I think ‘Why are there laws of nature’ is an intriguing question. One thing is for sure - we don’t know the answer today. We could ask if it is conceivable that we ever will. Well, ever is a long time (if we don’t blow our selves up with nuclear weapons or destroy ourselves by AGW, that is). I’m not sure if it is completely impossible we might know one far off day. It seems that we may have reached the end of the chain of ever smaller or more fundamental particles. There does not - AFAIK - seem to be any internal structure to electrons, or quarks. We may not be doomed to discover end endless chain of ever smaller and more fundamental particles.
The only possible reasons for the laws of nature I can imagine would be some necessary self-reinforcing truth, something like a physical axiom, a property of reality that must be be true. Not so much a theory of everything, but an axiom of everything.
Of course that is just words. Human brains (or at least my human brain) seems very reluctant to give up the idea that everything has an anteceent cause, or a reason. But can the chain of antecedents be truly infinite? If there are no infinities in nature, it would necessitate an end point somewhere.
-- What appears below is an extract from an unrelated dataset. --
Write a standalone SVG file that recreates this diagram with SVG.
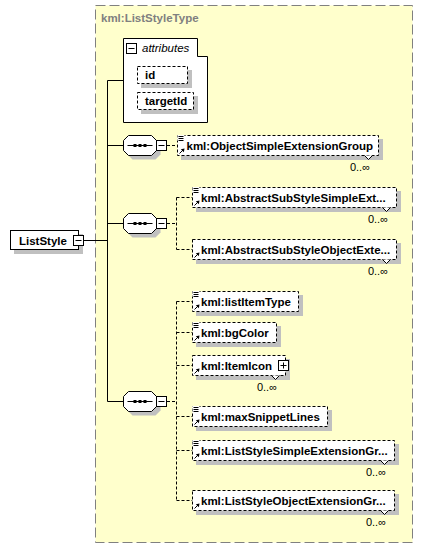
<svg xmlns="http://www.w3.org/2000/svg" width="424" height="548" viewBox="0 0 424 548">
<style>
.t{font-family:"Liberation Sans",Arial,sans-serif;font-size:11.5px;font-weight:bold;fill:#000}
.ti{font-family:"Liberation Sans",Arial,sans-serif;font-size:11.5px;font-weight:bold;fill:#808080}
.it{font-family:"Liberation Sans",Arial,sans-serif;font-size:11.5px;font-style:italic;fill:#000}
.c{font-family:"Liberation Sans",Arial,sans-serif;font-size:11px;fill:#000}
.sh{fill:#c0c0c0}
.el{fill:#fff;stroke:#000;stroke-width:1;stroke-dasharray:3,2}
.sol{fill:none;stroke:#000;stroke-width:1}
.dsh{fill:none;stroke:#000;stroke-width:1;stroke-dasharray:3,2}
.box{fill:#fff;stroke:#000;stroke-width:1}
.ln{stroke:#000;stroke-width:1;fill:none}
</style>
<defs>
<g id="minus"><rect x="0.5" y="0.5" width="10" height="10" class="box"/><path d="M2.5,5.5h6" class="ln"/></g>
<g id="plus"><rect x="0.5" y="0.5" width="10" height="10" class="box"/><path d="M2.5,5.5h6M5.5,2.5v6" class="ln"/></g>
<g id="seqsh"><polygon points="5,0 28,0 33,5 33,15 28,20 5,20 0,15 0,5" class="sh"/></g>
<g id="seq"><polygon points="5,0 28,0 33,5 33,15 28,20 5,20 0,15 0,5" class="box"/><path d="M4,10h25" class="ln"/><rect x="10" y="8.5" width="3" height="3"/><rect x="15" y="8.5" width="3" height="3"/><rect x="20" y="8.5" width="3" height="3"/></g>
<g id="icl"><rect x="0" y="-1" width="7" height="6" fill="#fff"/><path d="M1,0.5h5M1,2.5h5M1,4.5h5" class="ln"/></g>
<g id="icr"><rect x="-0.5" y="-0.5" width="7" height="7" fill="#fff"/><path d="M0.5,5.5L4,2" class="ln"/><path d="M5.5,0.5L1.8,1.2L4.8,4.2Z" fill="#000"/></g>
<path id="notch" d="M-14,0L-10,4L-6,0" fill="#fff" stroke="#000" stroke-width="1"/>
</defs>
<rect width="424" height="548" fill="#fff"/>

<g id="type-ListStyleType">
<rect x="95.5" y="5.5" width="317" height="537" fill="#ffffcc" stroke="#808080" stroke-width="1" stroke-dasharray="10,4"/>
<text x="101" y="22" class="ti">kml:ListStyleType</text>
</g>

<g id="connectors">
<path d="M107.5,80.5V401.5M107.5,80.5H123.5M107.5,145.5H123.5M107.5,223.5H123.5M107.5,401.5H123.5M84,240.5H107.5" class="sol"/>
<path d="M167,145.5H177.5M167,223.5H176.5M176.5,197.5V249.5M176.5,197.5H192.5M176.5,249.5H192.5M167,401.5H176.5M176.5,301.5V500.5M176.5,301.5H192.5M176.5,332.5H192.5M176.5,365.5H192.5M176.5,416.5H192.5M176.5,450.5H192.5M176.5,500.5H192.5" class="dsh"/>
</g>

<g id="node-ListStyle">
<rect x="14" y="234" width="69" height="20" class="sh"/>
<rect x="10.5" y="230.5" width="68" height="19" class="box"/>
<text x="19" y="244.5" class="t">ListStyle</text>
<use href="#minus" x="73" y="235"/>
</g>

<g id="node-attributes">
<path d="M123.5,38.5H197.5V56.5H207.5V122.5H123.5Z" class="box"/>
<use href="#minus" x="126" y="43"/>
<text x="142" y="52" class="it">attributes</text>
</g>

<g id="node-id">
<rect x="141" y="70" width="51" height="18" class="sh"/>
<rect x="137.5" y="66.5" width="50" height="17" class="el"/>
<text x="145" y="79" class="t">id</text>
</g>

<g id="node-targetId">
<rect x="141" y="96" width="57" height="18" class="sh"/>
<rect x="137.5" y="92.5" width="56" height="17" class="el"/>
<text x="145" y="105" class="t">targetId</text>
</g>

<g id="seq-1">
<use href="#seqsh" x="127.5" y="139.5"/>
<use href="#seq" x="123.5" y="135.5"/>
<use href="#minus" x="156" y="140"/>
</g>
<g id="seq-2">
<use href="#seqsh" x="127.5" y="217.5"/>
<use href="#seq" x="123.5" y="213.5"/>
<use href="#minus" x="156" y="218"/>
</g>
<g id="seq-3">
<use href="#seqsh" x="127.5" y="395.5"/>
<use href="#seq" x="123.5" y="391.5"/>
<use href="#minus" x="156" y="396"/>
</g>

<g id="node-ObjectSimpleExtensionGroup">
<rect x="181" y="139" width="202" height="21" class="sh"/>
<rect x="177.5" y="135.5" width="201" height="20" class="el"/>
<use href="#notch" x="378.5" y="155.5"/>
<use href="#icl" x="177.5" y="136"/>
<use href="#icr" x="179" y="148"/>
<text x="186.5" y="149.5" class="t">kml:ObjectSimpleExtensionGroup</text>
<text x="370" y="170.5" class="c" text-anchor="end">0..∞</text>
</g>

<g id="node-AbstractSubStyleSimpleExtensionGroup">
<rect x="196" y="191" width="205" height="21" class="sh"/>
<rect x="192.5" y="187.5" width="204" height="20" class="el"/>
<use href="#notch" x="396.5" y="207.5"/>
<use href="#icl" x="192.5" y="188"/>
<use href="#icr" x="194" y="200"/>
<text x="201" y="201.5" class="t">kml:AbstractSubStyleSimpleExt...</text>
<text x="388" y="222.5" class="c" text-anchor="end">0..∞</text>
</g>

<g id="node-AbstractSubStyleObjectExtensionGroup">
<rect x="196" y="243" width="205" height="21" class="sh"/>
<rect x="192.5" y="239.5" width="204" height="20" class="el"/>
<use href="#notch" x="396.5" y="259.5"/>
<use href="#icr" x="194" y="252"/>
<text x="201" y="253.5" class="t">kml:AbstractSubStyleObjectExte...</text>
<text x="388" y="274.5" class="c" text-anchor="end">0..∞</text>
</g>

<g id="node-listItemType">
<rect x="196" y="295" width="107" height="21" class="sh"/>
<rect x="192.5" y="291.5" width="106" height="20" class="el"/>
<use href="#icl" x="192.5" y="292"/>
<use href="#icr" x="194" y="304"/>
<text x="201" y="305.5" class="t">kml:listItemType</text>
</g>

<g id="node-bgColor">
<rect x="196" y="326" width="85" height="21" class="sh"/>
<rect x="192.5" y="322.5" width="84" height="20" class="el"/>
<use href="#icl" x="192.5" y="323"/>
<use href="#icr" x="194" y="335"/>
<text x="201" y="336.5" class="t">kml:bgColor</text>
</g>

<g id="node-ItemIcon">
<rect x="196" y="359" width="94" height="21" class="sh"/>
<rect x="192.5" y="355.5" width="93" height="20" class="el"/>
<use href="#notch" x="285.5" y="375.5"/>
<use href="#icr" x="194" y="368"/>
<text x="201" y="369.5" class="t">kml:ItemIcon</text>
<use href="#plus" x="278" y="360"/>
<text x="277" y="390.5" class="c" text-anchor="end">0..∞</text>
</g>

<g id="node-maxSnippetLines">
<rect x="196" y="410" width="136" height="21" class="sh"/>
<rect x="192.5" y="406.5" width="135" height="20" class="el"/>
<use href="#icl" x="192.5" y="407"/>
<use href="#icr" x="194" y="419"/>
<text x="201" y="420.5" class="t">kml:maxSnippetLines</text>
</g>

<g id="node-ListStyleSimpleExtensionGroup">
<rect x="196" y="444" width="203" height="21" class="sh"/>
<rect x="192.5" y="440.5" width="202" height="20" class="el"/>
<use href="#notch" x="394.5" y="460.5"/>
<use href="#icl" x="192.5" y="441"/>
<use href="#icr" x="194" y="453"/>
<text x="201" y="454.5" class="t">kml:ListStyleSimpleExtensionGr...</text>
<text x="386" y="475.5" class="c" text-anchor="end">0..∞</text>
</g>

<g id="node-ListStyleObjectExtensionGroup">
<rect x="196" y="494" width="203" height="21" class="sh"/>
<rect x="192.5" y="490.5" width="202" height="20" class="el"/>
<use href="#notch" x="394.5" y="510.5"/>
<use href="#icr" x="194" y="503"/>
<text x="201" y="504.5" class="t">kml:ListStyleObjectExtensionGr...</text>
<text x="386" y="525.5" class="c" text-anchor="end">0..∞</text>
</g>
</svg>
Can we really go a million years - or a billion years - just finding more and more levels of antecedent? Or would we eventually find a non-supernatural ‘causa sui’?
Of course there is always the cheat of invoking the anthropic principle - if there weren’t laws of nature, we would not be here to discuss them! But I’ve never liked the AP - it always seems like a ‘clever dick’ answer rather than a proper explanation of anything…
But I think we can’t answer the question posed right now. Come back in a million years.